Four points for the future:

  1. Let's make the WTO negotiations on financial services a success. Everyone will benefit from that. It will need teamwork between the EU and the US.
  2. Let's help the emerging powers to establish up-to-date regulatory structures and rules – a much better way to ensure stability and fairness than by locking doors or bolting the exits.
  3. Let's improve international structures and standard setters to help devise rules that work for business. Standard makers who listen – and apply what I call the better regulation agenda – including looking at the economic impact of their work.
  4. Let's also move beyond a pure trade agenda. The EU and US regulatory Dialogue shows that cooperation works. I'm no Maoist, but let a thousand forms of global economic cooperation bloom. Between regulators, between Parliaments. Between trading blocks and countries. The way forward is not some harmonized global superstructure but practical, issue driven cooperation that achieves results.

Conclusion

Ladies and Gentleman, we are at a point where we have to make a choice between charting a bold economic future – or harking back to the past. Do we make the most of a globalizing world by opening to the new opportunities? Or do we give in to scaremongering? It is the type of choice your Founding Fathers made – and early settlers took.
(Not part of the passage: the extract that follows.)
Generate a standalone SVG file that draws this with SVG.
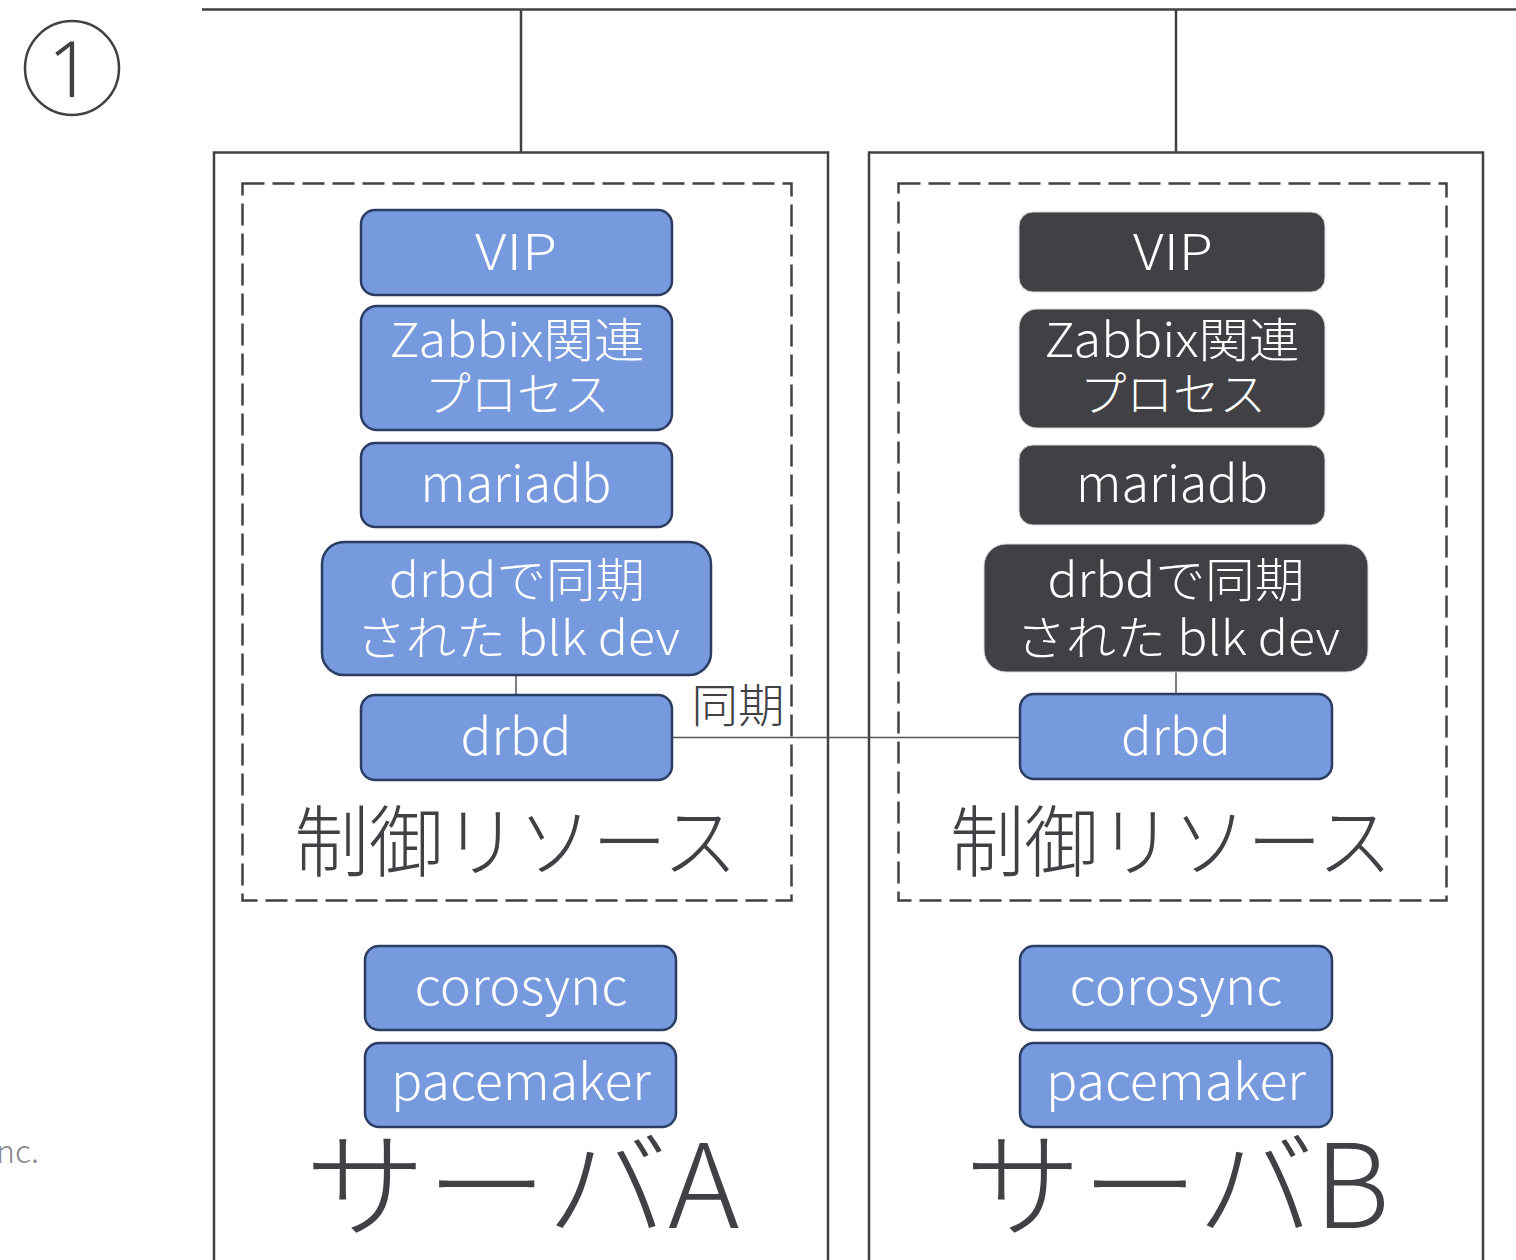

Of course there are legitimate concerns. Of course there is a need for sound governance, reliable rules which are developed for a global marketplace.

But there is also the need for leadership and strength to defend open markets. We all have much to do. What the people in the EU, the US and elsewhere want most is economic prosperity and new opportunities in a peaceful world. The way to achieve this is to keep on opening markets and societies by encouraging co-operation and market integration in the EU, in the US, across the Atlantic and beyond.